Fig. 2: Flow Diagram of the ABIMO Model (from Bach 1997, modified)

Total runoff is calculated from the difference between long-term annual mean precipitation and real evaporation. Real evaporation, as it actually occurs in means at specific locations and areas, is calculated from the most important influence parameters of precipitation and potential evaporation, as well as the mean storage characteristics of the evaporative areas. With sufficient introduction of moisture to the evaporative zone, real evaporation approaches potential. Real evaporation is additionally modified by the storage properties of the evaporative zones.
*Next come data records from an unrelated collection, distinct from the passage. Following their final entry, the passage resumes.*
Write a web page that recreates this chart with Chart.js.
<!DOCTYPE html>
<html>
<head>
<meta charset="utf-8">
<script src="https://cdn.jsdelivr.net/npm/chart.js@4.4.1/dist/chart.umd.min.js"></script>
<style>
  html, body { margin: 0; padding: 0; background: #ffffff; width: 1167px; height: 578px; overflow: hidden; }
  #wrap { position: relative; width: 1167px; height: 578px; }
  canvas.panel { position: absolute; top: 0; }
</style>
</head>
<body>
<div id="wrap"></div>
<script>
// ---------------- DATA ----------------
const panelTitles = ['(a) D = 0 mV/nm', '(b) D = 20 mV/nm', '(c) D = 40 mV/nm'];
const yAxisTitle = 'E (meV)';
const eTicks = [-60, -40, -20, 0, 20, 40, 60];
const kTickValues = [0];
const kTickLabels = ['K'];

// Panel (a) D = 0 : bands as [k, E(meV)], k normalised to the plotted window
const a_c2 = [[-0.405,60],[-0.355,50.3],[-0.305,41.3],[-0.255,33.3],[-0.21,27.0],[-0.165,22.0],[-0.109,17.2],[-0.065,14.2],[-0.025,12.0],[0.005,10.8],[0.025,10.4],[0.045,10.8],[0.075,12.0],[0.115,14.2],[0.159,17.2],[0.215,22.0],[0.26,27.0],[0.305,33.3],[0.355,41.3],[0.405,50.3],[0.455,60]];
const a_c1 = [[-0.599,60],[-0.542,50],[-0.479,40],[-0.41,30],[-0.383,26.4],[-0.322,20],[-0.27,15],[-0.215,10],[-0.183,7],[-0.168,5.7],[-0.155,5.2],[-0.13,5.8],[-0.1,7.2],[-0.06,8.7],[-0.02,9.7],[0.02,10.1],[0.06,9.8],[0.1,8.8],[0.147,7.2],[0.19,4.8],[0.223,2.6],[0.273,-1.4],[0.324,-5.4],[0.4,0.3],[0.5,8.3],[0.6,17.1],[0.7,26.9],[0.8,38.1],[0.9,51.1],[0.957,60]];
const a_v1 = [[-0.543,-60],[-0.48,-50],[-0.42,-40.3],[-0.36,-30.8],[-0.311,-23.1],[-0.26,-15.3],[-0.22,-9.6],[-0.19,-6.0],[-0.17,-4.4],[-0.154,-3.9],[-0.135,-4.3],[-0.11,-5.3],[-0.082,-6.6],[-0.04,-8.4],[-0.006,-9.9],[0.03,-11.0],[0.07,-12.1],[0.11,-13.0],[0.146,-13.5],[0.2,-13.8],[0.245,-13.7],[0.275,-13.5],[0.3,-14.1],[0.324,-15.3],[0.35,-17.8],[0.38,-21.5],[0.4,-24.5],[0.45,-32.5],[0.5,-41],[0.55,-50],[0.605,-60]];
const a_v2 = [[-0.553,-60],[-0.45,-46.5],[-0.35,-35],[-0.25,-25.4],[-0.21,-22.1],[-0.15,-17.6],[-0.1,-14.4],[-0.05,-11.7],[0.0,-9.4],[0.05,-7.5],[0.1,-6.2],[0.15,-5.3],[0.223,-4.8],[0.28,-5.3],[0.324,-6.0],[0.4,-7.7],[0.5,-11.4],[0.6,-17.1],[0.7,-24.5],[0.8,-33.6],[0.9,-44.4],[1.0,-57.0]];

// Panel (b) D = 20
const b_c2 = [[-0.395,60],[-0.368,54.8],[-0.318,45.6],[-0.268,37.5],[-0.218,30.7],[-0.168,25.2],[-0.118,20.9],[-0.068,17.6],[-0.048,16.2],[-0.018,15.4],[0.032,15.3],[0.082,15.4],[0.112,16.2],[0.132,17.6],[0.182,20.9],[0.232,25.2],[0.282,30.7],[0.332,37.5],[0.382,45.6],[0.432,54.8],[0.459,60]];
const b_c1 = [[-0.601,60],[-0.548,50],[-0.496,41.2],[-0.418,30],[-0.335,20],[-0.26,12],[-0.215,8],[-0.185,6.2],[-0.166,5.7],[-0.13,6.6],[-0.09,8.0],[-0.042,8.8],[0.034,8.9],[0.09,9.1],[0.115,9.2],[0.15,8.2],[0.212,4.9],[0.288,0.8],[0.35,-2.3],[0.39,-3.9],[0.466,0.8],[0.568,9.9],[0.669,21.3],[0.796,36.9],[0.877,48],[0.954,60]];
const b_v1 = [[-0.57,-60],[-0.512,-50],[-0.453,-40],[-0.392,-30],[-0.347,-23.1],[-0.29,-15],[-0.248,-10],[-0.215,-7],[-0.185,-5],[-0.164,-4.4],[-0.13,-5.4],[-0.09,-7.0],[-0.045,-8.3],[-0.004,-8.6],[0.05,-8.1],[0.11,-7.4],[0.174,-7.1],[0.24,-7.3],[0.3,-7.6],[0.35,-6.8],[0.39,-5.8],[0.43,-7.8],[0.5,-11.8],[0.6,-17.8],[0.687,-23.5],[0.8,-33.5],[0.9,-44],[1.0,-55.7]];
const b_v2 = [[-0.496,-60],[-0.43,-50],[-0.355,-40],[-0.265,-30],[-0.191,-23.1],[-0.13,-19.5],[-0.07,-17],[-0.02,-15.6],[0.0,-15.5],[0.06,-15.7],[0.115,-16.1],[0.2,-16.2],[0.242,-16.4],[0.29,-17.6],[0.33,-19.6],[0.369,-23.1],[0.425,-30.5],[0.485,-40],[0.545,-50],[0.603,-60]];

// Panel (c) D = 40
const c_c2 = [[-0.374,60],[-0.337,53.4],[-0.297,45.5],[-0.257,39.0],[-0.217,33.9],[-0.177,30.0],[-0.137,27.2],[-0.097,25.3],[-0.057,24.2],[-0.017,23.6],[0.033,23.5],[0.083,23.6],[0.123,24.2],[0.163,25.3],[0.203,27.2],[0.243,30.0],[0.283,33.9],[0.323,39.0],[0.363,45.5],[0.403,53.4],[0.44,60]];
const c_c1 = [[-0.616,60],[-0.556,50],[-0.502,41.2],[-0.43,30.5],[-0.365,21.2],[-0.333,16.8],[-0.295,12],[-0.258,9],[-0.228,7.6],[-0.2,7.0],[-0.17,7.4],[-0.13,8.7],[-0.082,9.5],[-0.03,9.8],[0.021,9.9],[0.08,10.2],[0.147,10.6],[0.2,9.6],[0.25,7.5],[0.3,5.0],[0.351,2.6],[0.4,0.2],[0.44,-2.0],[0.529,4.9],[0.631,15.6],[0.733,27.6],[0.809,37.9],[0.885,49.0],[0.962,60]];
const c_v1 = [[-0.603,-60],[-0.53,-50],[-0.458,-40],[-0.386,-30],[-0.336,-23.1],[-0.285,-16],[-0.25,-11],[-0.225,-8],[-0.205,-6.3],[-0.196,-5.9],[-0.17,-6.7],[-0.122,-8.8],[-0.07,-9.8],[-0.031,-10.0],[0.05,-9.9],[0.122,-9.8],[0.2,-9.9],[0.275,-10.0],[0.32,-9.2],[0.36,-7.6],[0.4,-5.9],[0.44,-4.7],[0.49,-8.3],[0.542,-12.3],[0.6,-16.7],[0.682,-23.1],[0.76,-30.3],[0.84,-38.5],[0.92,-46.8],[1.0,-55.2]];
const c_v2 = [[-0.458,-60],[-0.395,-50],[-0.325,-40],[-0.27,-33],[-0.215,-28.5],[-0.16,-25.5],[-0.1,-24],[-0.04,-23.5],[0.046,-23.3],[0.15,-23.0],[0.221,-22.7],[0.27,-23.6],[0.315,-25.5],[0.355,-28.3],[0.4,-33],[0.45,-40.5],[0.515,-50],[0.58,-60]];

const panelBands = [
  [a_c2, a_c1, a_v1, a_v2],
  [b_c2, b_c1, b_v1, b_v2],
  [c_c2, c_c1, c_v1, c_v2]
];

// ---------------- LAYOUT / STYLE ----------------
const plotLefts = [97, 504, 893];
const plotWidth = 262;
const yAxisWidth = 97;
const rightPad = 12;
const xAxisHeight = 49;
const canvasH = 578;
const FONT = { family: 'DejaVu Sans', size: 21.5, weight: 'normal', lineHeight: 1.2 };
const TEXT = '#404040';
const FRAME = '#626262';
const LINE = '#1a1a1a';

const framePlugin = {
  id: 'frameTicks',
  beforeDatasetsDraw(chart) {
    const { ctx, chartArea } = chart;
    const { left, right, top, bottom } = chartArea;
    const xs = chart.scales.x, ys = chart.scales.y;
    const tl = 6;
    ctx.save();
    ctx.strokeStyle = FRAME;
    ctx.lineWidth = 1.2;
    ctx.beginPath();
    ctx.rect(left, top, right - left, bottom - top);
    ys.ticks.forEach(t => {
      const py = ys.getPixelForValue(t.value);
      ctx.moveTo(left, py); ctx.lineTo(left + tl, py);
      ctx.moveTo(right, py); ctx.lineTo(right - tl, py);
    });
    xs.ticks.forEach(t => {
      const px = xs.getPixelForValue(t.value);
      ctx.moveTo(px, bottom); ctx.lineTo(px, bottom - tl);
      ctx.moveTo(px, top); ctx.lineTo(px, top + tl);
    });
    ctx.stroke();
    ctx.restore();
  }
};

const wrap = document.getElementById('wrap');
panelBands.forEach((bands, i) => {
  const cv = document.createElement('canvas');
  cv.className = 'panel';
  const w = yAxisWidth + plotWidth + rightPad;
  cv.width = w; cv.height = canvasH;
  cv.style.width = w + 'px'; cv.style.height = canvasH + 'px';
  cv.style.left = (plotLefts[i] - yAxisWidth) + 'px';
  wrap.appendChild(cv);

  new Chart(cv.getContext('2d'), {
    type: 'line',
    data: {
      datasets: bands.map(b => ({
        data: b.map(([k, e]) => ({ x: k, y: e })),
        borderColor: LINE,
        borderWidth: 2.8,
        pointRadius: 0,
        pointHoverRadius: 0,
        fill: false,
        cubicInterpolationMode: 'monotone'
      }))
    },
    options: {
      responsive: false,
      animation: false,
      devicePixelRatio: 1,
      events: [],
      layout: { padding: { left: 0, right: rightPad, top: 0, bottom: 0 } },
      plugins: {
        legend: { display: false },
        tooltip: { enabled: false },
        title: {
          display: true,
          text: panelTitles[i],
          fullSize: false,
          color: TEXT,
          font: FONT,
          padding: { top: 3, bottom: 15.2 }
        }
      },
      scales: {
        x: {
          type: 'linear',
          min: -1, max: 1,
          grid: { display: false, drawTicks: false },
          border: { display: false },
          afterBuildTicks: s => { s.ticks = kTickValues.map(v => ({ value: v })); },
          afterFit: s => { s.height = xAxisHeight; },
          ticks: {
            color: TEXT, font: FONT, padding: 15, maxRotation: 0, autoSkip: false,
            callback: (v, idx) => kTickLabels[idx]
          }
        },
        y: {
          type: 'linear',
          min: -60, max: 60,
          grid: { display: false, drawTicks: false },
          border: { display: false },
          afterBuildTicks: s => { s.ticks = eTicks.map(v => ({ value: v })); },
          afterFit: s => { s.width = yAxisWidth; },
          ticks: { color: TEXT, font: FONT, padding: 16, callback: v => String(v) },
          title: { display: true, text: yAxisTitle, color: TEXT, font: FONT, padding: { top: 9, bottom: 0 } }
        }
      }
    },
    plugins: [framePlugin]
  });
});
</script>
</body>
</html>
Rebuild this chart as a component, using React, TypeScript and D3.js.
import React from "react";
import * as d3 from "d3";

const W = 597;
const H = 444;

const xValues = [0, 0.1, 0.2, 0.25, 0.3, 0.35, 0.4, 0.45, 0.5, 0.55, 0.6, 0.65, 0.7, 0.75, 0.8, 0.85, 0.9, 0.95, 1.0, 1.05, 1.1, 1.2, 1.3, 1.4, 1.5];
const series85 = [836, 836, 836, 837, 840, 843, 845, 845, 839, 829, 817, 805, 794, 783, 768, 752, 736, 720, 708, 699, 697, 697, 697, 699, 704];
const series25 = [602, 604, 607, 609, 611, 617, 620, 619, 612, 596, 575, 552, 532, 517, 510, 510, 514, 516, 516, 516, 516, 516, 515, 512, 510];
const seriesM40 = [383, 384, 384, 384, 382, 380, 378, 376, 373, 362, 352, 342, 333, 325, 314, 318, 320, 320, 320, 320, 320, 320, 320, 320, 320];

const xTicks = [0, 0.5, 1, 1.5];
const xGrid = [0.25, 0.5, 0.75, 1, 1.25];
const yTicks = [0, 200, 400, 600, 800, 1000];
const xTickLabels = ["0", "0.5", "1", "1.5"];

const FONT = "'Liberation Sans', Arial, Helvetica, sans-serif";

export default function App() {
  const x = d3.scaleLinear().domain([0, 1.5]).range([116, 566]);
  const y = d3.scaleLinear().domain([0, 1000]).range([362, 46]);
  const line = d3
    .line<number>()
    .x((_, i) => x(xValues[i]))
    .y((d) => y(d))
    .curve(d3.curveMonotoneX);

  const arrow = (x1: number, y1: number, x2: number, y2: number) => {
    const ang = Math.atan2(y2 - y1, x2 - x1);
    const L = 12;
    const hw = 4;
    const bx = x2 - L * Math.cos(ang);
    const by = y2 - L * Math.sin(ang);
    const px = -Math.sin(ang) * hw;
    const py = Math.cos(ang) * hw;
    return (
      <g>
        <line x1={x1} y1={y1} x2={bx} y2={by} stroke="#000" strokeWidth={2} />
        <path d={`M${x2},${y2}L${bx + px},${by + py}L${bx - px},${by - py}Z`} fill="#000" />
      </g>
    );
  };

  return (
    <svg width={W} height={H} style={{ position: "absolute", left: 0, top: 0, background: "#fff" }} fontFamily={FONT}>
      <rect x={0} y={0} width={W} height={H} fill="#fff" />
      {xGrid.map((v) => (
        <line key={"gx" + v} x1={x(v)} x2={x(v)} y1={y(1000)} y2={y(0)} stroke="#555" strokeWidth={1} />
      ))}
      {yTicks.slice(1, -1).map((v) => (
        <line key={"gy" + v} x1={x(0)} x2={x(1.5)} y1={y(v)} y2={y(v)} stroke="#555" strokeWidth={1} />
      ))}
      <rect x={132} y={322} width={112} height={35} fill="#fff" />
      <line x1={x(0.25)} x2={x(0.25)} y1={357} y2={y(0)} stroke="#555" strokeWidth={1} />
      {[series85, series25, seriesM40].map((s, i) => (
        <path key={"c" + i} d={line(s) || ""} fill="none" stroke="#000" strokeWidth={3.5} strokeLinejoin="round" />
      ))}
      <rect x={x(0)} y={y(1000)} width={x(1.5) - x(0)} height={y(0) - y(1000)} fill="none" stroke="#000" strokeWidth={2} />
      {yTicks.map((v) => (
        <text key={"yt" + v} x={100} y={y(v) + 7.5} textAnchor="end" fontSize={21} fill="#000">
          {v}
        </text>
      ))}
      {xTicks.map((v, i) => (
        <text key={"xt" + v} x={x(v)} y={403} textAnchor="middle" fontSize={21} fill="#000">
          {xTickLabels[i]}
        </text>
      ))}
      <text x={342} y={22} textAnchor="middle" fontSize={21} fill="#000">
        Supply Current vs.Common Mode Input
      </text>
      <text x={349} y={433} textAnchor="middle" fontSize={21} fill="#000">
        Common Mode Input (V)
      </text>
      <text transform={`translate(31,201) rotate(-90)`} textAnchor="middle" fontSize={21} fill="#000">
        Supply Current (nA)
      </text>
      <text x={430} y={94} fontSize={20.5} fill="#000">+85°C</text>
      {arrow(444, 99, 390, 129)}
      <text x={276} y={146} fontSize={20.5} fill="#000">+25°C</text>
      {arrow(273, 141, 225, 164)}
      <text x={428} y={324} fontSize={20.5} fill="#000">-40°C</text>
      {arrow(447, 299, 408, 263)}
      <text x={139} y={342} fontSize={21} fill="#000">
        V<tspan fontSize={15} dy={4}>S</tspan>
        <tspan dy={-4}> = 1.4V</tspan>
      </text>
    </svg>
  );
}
High storage capacity (such as greater binding quality of soil and greater rooting depth) causes greater evaporation.

The demonstrated connection between long-term mean values of real evaporation, on the one hand, and precipitation, potential evaporation, and evaporative effectivity of the location, on the other hand, satisfies the relation according to Bagrov (cf. Gluga et al. 1971, Gluga et al. 1976, Bamberg et al. 1981, and Fig. 3). The Bagrov relation is based on the evaluation of long-term lysimeter studies. It describes the non-linear relation between precipitation and evaporation in dependence on local properties. With knowledge of the climate parameters precipitation P, and potential evaporation EP (the quotient of P/EP), and the effectivity parameter n, the Bagrov relation can determine the quotient real evaporation / potential evaporation (ER/EP), and thus the real evaporation ER for locations and regions without groundwater influence. The Bagrov procedure is also used in modified form for the calculation of groundwater-influenced evaporation by allocating the mean capillary water inflow from groundwater to precipitation.